-- STATED PROBLEM --
Each line that follows is to be retyped exactly.

-- PROVIDED MATERIAL --
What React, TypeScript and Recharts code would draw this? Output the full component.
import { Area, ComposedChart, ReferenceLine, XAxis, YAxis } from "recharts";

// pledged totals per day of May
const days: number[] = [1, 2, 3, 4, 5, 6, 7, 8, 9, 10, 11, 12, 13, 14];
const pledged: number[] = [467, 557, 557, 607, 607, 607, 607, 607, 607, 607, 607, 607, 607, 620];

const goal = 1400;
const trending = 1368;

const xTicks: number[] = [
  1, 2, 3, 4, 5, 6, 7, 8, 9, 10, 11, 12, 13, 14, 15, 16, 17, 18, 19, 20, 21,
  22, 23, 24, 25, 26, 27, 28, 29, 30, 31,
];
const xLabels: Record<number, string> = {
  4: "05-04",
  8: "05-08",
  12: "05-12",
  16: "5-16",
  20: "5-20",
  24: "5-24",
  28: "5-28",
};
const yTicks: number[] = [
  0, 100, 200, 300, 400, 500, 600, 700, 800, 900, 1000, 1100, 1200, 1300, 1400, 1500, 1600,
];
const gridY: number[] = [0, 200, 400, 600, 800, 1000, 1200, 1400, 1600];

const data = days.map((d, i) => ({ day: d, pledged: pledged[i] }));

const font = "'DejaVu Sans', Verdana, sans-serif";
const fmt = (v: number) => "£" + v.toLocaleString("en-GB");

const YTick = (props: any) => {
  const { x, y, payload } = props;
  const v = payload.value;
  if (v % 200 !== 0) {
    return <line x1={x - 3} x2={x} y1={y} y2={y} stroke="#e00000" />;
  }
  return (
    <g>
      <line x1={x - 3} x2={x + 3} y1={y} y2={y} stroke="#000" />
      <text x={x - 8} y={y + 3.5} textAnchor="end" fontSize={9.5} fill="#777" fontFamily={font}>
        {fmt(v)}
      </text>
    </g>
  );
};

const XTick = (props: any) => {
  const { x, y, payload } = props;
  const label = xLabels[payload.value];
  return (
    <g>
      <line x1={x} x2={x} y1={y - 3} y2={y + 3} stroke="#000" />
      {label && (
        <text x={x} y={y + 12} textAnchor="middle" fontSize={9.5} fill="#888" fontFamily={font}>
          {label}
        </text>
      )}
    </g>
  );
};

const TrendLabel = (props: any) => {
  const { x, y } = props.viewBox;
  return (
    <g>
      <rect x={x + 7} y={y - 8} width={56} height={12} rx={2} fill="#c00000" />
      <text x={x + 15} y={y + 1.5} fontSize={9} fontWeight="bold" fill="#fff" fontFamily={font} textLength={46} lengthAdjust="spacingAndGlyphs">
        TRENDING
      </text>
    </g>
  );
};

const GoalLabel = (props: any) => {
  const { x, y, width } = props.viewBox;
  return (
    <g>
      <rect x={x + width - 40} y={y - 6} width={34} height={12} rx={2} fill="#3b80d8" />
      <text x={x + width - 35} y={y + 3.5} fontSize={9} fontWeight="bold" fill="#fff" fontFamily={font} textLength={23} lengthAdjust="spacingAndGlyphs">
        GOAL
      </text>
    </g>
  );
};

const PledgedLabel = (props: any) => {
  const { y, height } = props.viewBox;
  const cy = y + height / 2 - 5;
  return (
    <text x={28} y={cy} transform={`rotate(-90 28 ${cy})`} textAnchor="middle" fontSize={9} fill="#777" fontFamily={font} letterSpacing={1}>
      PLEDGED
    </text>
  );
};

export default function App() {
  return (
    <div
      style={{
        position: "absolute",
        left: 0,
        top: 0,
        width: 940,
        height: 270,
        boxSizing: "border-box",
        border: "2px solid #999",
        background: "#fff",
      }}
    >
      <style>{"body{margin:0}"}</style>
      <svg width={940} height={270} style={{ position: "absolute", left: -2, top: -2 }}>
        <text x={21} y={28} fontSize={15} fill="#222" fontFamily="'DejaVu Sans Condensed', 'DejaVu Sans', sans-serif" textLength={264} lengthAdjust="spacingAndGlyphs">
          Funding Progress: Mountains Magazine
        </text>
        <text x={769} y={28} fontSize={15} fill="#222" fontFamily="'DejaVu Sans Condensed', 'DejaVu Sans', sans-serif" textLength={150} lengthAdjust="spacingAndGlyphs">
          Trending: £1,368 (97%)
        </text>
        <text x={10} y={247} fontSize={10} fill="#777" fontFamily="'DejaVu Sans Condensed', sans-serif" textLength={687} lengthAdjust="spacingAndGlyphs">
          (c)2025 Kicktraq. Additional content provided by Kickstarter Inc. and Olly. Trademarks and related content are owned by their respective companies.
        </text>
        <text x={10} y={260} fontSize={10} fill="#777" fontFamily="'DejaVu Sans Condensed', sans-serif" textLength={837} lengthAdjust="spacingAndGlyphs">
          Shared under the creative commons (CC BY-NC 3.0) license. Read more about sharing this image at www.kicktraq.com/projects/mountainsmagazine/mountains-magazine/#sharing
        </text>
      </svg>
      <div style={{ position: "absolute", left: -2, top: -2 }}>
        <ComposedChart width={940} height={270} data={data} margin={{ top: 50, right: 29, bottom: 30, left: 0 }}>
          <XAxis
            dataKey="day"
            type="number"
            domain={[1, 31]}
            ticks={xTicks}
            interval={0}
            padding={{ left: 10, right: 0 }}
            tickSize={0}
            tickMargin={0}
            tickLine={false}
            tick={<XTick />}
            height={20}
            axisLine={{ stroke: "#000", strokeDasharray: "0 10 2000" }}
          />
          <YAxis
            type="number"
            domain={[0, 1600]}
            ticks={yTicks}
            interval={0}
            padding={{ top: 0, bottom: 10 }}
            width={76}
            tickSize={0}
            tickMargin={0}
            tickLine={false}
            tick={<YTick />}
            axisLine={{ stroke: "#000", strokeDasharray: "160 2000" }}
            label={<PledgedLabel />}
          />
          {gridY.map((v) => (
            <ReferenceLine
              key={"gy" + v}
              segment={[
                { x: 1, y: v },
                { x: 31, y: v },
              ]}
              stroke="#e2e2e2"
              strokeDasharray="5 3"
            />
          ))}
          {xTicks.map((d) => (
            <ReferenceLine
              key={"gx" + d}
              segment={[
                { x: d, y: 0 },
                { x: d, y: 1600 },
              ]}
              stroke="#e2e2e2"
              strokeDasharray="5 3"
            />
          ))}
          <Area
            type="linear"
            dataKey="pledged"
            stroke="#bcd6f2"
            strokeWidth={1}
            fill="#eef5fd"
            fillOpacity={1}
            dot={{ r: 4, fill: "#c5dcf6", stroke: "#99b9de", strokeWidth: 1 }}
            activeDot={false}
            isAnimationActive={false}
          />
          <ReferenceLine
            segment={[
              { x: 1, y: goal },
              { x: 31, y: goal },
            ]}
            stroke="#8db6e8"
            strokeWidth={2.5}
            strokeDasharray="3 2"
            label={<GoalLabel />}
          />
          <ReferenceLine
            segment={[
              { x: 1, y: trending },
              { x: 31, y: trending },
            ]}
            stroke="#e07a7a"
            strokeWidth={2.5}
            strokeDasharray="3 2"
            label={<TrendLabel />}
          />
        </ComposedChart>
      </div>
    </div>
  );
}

-- SOLUTION TO THE PROBLEM --
What React, TypeScript and Recharts code would draw this? Output the full component.
import { Area, ComposedChart, ReferenceLine, XAxis, YAxis } from "recharts";

// pledged totals per day of May
const days: number[] = [1, 2, 3, 4, 5, 6, 7, 8, 9, 10, 11, 12, 13, 14];
const pledged: number[] = [467, 557, 557, 607, 607, 607, 607, 607, 607, 607, 607, 607, 607, 620];

const goal = 1400;
const trending = 1368;

const xTicks: number[] = [
  1, 2, 3, 4, 5, 6, 7, 8, 9, 10, 11, 12, 13, 14, 15, 16, 17, 18, 19, 20, 21,
  22, 23, 24, 25, 26, 27, 28, 29, 30, 31,
];
const xLabels: Record<number, string> = {
  4: "05-04",
  8: "05-08",
  12: "05-12",
  16: "5-16",
  20: "5-20",
  24: "5-24",
  28: "5-28",
};
const yTicks: number[] = [
  0, 100, 200, 300, 400, 500, 600, 700, 800, 900, 1000, 1100, 1200, 1300, 1400, 1500, 1600,
];
const gridY: number[] = [0, 200, 400, 600, 800, 1000, 1200, 1400, 1600];

const data = days.map((d, i) => ({ day: d, pledged: pledged[i] }));

const font = "'DejaVu Sans', Verdana, sans-serif";
const fmt = (v: number) => "£" + v.toLocaleString("en-GB");

const YTick = (props: any) => {
  const { x, y, payload } = props;
  const v = payload.value;
  if (v % 200 !== 0) {
    return <line x1={x - 3} x2={x} y1={y} y2={y} stroke="#e00000" />;
  }
  return (
    <g>
      <line x1={x - 3} x2={x + 3} y1={y} y2={y} stroke="#000" />
      <text x={x - 8} y={y + 3.5} textAnchor="end" fontSize={9.5} fill="#777" fontFamily={font}>
        {fmt(v)}
      </text>
    </g>
  );
};

const XTick = (props: any) => {
  const { x, y, payload } = props;
  const label = xLabels[payload.value];
  return (
    <g>
      <line x1={x} x2={x} y1={y - 3} y2={y + 3} stroke="#000" />
      {label && (
        <text x={x} y={y + 12} textAnchor="middle" fontSize={9.5} fill="#888" fontFamily={font}>
          {label}
        </text>
      )}
    </g>
  );
};

const TrendLabel = (props: any) => {
  const { x, y } = props.viewBox;
  return (
    <g>
      <rect x={x + 7} y={y - 8} width={56} height={12} rx={2} fill="#c00000" />
      <text x={x + 15} y={y + 1.5} fontSize={9} fontWeight="bold" fill="#fff" fontFamily={font} textLength={46} lengthAdjust="spacingAndGlyphs">
        TRENDING
      </text>
    </g>
  );
};

const GoalLabel = (props: any) => {
  const { x, y, width } = props.viewBox;
  return (
    <g>
      <rect x={x + width - 40} y={y - 6} width={34} height={12} rx={2} fill="#3b80d8" />
      <text x={x + width - 35} y={y + 3.5} fontSize={9} fontWeight="bold" fill="#fff" fontFamily={font} textLength={23} lengthAdjust="spacingAndGlyphs">
        GOAL
      </text>
    </g>
  );
};

const PledgedLabel = (props: any) => {
  const { y, height } = props.viewBox;
  const cy = y + height / 2 - 5;
  return (
    <text x={28} y={cy} transform={`rotate(-90 28 ${cy})`} textAnchor="middle" fontSize={9} fill="#777" fontFamily={font} letterSpacing={1}>
      PLEDGED
    </text>
  );
};

export default function App() {
  return (
    <div
      style={{
        position: "absolute",
        left: 0,
        top: 0,
        width: 940,
        height: 270,
        boxSizing: "border-box",
        border: "2px solid #999",
        background: "#fff",
      }}
    >
      <style>{"body{margin:0}"}</style>
      <svg width={940} height={270} style={{ position: "absolute", left: -2, top: -2 }}>
        <text x={21} y={28} fontSize={15} fill="#222" fontFamily="'DejaVu Sans Condensed', 'DejaVu Sans', sans-serif" textLength={264} lengthAdjust="spacingAndGlyphs">
          Funding Progress: Mountains Magazine
        </text>
        <text x={769} y={28} fontSize={15} fill="#222" fontFamily="'DejaVu Sans Condensed', 'DejaVu Sans', sans-serif" textLength={150} lengthAdjust="spacingAndGlyphs">
          Trending: £1,368 (97%)
        </text>
        <text x={10} y={247} fontSize={10} fill="#777" fontFamily="'DejaVu Sans Condensed', sans-serif" textLength={687} lengthAdjust="spacingAndGlyphs">
          (c)2025 Kicktraq. Additional content provided by Kickstarter Inc. and Olly. Trademarks and related content are owned by their respective companies.
        </text>
        <text x={10} y={260} fontSize={10} fill="#777" fontFamily="'DejaVu Sans Condensed', sans-serif" textLength={837} lengthAdjust="spacingAndGlyphs">
          Shared under the creative commons (CC BY-NC 3.0) license. Read more about sharing this image at www.kicktraq.com/projects/mountainsmagazine/mountains-magazine/#sharing
        </text>
      </svg>
      <div style={{ position: "absolute", left: -2, top: -2 }}>
        <ComposedChart width={940} height={270} data={data} margin={{ top: 50, right: 29, bottom: 30, left: 0 }}>
          <XAxis
            dataKey="day"
            type="number"
            domain={[1, 31]}
            ticks={xTicks}
            interval={0}
            padding={{ left: 10, right: 0 }}
            tickSize={0}
            tickMargin={0}
            tickLine={false}
            tick={<XTick />}
            height={20}
            axisLine={{ stroke: "#000", strokeDasharray: "0 10 2000" }}
          />
          <YAxis
            type="number"
            domain={[0, 1600]}
            ticks={yTicks}
            interval={0}
            padding={{ top: 0, bottom: 10 }}
            width={76}
            tickSize={0}
            tickMargin={0}
            tickLine={false}
            tick={<YTick />}
            axisLine={{ stroke: "#000", strokeDasharray: "160 2000" }}
            label={<PledgedLabel />}
          />
          {gridY.map((v) => (
            <ReferenceLine
              key={"gy" + v}
              segment={[
                { x: 1, y: v },
                { x: 31, y: v },
              ]}
              stroke="#e2e2e2"
              strokeDasharray="5 3"
            />
          ))}
          {xTicks.map((d) => (
            <ReferenceLine
              key={"gx" + d}
              segment={[
                { x: d, y: 0 },
                { x: d, y: 1600 },
              ]}
              stroke="#e2e2e2"
              strokeDasharray="5 3"
            />
          ))}
          <Area
            type="linear"
            dataKey="pledged"
            stroke="#bcd6f2"
            strokeWidth={1}
            fill="#eef5fd"
            fillOpacity={1}
            dot={{ r: 4, fill: "#c5dcf6", stroke: "#99b9de", strokeWidth: 1 }}
            activeDot={false}
            isAnimationActive={false}
          />
          <ReferenceLine
            segment={[
              { x: 1, y: goal },
              { x: 31, y: goal },
            ]}
            stroke="#8db6e8"
            strokeWidth={2.5}
            strokeDasharray="3 2"
            label={<GoalLabel />}
          />
          <ReferenceLine
            segment={[
              { x: 1, y: trending },
              { x: 31, y: trending },
            ]}
            stroke="#e07a7a"
            strokeWidth={2.5}
            strokeDasharray="3 2"
            label={<TrendLabel />}
          />
        </ComposedChart>
      </div>
    </div>
  );
}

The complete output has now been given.